Added forward Sean Kuraly: “They finished their chances and there’s some we would have liked to have tonight.”
The second stop on Columbus’ three-game trip will be a sizeable chore against the Lightning, who have won 11 of 14 games and are 11-4-1 on home ice.
Set to close out a season-long six-game homestand, Tampa Bay posted a 6-2 win over the Seattle Kraken on Tuesday night. The game became lopsided as the Lightning roared away from the Western Conference club with a three-goal second period.
It marked the third straight game coach Jon Cooper’s group netted goals in bunches. The Lightning produced three-goal third periods against Florida and the Nashville Predators last week.
Tuesday’s victory featured a pair of dynamite goals by Tampa Bay’s Brayden Point and captain Steven Stamkos.

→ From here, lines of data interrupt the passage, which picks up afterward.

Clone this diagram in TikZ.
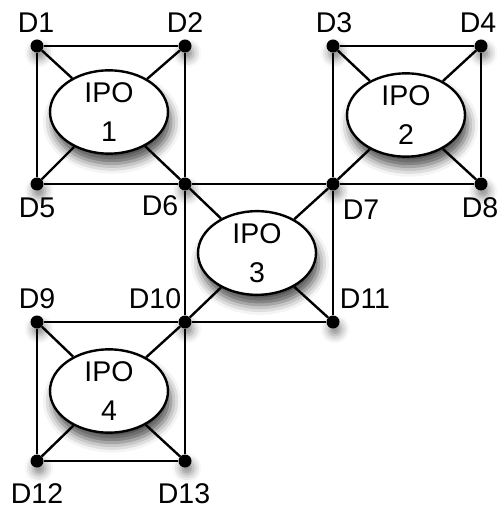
\documentclass[tikz,border=0pt]{standalone}
\usepackage{fontspec}
\setmainfont{Liberation Sans}
\usetikzlibrary{shapes.geometric,shadows.blur}
\begin{document}
\begin{tikzpicture}[x=1pt,y=-1pt,
  font=\fontsize{28.5}{39}\selectfont,
  dev/.style={circle,fill=black,inner sep=0pt,minimum size=13pt,
    blur shadow={shadow xshift=2pt,shadow yshift=-7pt,shadow blur radius=8pt,shadow opacity=45}},
  ipo/.style={ellipse,draw=black,line width=2.4pt,fill=white,inner sep=0pt,
    minimum width=118pt,minimum height=80pt,align=center,
    blur shadow={shadow xshift=3pt,shadow yshift=-10pt,shadow blur radius=10pt,shadow opacity=70}},
  lbl/.style={anchor=base,inner sep=0pt},
  link/.style={line width=2.4pt}]
\useasboundingbox (0,0) rectangle (498,510);

% processing units
\node[ipo] (ipo1) at (109,112) {IPO\\1};
\node[ipo] (ipo2) at (406,115) {IPO\\2};
\node[ipo] (ipo3) at (257,253) {IPO\\3};
\node[ipo] (ipo4) at (109,391) {IPO\\4};

% devices
\node[dev] (d1)  at (37,46)  {};
\node[dev] (d2)  at (185,46) {};
\node[dev] (d3)  at (333,46) {};
\node[dev] (d4)  at (481,46) {};
\node[dev] (d5)  at (37,184) {};
\node[dev] (d6)  at (185,184) {};
\node[dev] (d7)  at (333,184) {};
\node[dev] (d8)  at (481,184) {};
\node[dev] (d9)  at (37,322) {};
\node[dev] (d10) at (185,322) {};
\node[dev] (d11) at (333,322) {};
\node[dev] (d12) at (37,461) {};
\node[dev] (d13) at (185,461) {};

% device labels
\node[lbl] (l1)  at (36,33)   {D1};
\node[lbl] (l2)  at (185,33)  {D2};
\node[lbl] (l3)  at (334,33)  {D3};
\node[lbl] (l4)  at (478,33)  {D4};
\node[lbl] (l5)  at (37,218)  {D5};
\node[lbl] (l6)  at (160,216) {D6};
\node[lbl] (l7)  at (361,219) {D7};
\node[lbl] (l8)  at (480,218) {D8};
\node[lbl] (l9)  at (37,308)  {D9};
\node[lbl] (l10) at (155,308) {D10};
\node[lbl] (l11) at (365,308) {D11};
\node[lbl] (l12) at (37,503)  {D12};
\node[lbl] (l13) at (184,503) {D13};

% square edges
\draw[link] (d1) -- (d2) -- (d6) -- (d5) -- (d1);
\draw[link] (d3) -- (d4) -- (d8) -- (d7) -- (d3);
\draw[link] (d6) -- (d7) -- (d11) -- (d10) -- (d6);
\draw[link] (d9) -- (d10) -- (d13) -- (d12) -- (d9);

% device to unit links
\foreach \d in {d1,d2,d5,d6} \draw[link] (\d) -- (ipo1);
\foreach \d in {d3,d4,d7,d8} \draw[link] (\d) -- (ipo2);
\foreach \d in {d6,d7,d10,d11} \draw[link] (\d) -- (ipo3);
\foreach \d in {d9,d10,d12,d13} \draw[link] (\d) -- (ipo4);
\end{tikzpicture}
\end{document}
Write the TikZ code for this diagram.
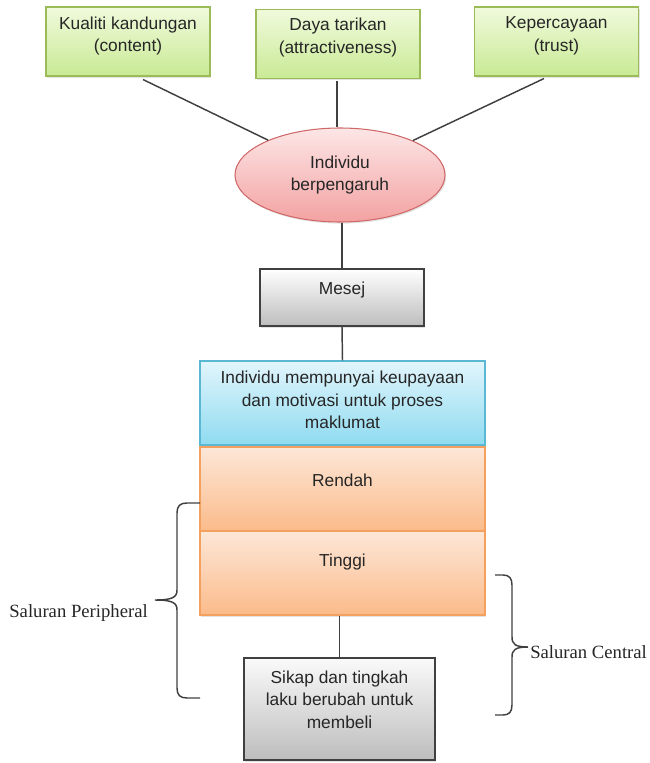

Point moved his goal streak to four games at 12:13 of the second period by taking a pass in the neutral zone from Nikita Kucherov and then slicing his way through the Kraken defense for his 15th goal.
In the third period, Stamkos danced his way through the Seattle crease, waited out Martin Jones and scored his team-leading 16th goal. That extended Stamkos’ point streak to a club-best 14 games (nine goals, 12 assists).
Following his team’s eighth win in the past 10 home games, Cooper mentioned his star players in the same breath as the NHL’s most spectacular player.
“Honestly, the (Connor) McDavids, the Points, the (Kucherovs), these guys can play at a high rate of speed, but they can do it with the puck,” Cooper said. “Everybody can skate up and back and stop and start all day.
“You do it with the puck, you do it with pucks in the air, timing, it’s so hard to do, and you’re watching the best players in the world do it.”
Kucherov’s three assists on Tuesday moved him past 400 for his career and gave him 12 multi-point games this season.
Stamkos, who tallied twice in Tampa Bay’s 5-2 win over Columbus on Oct. 14, is just three goals from joining elite company as the 47th NHL player to record 500 goals.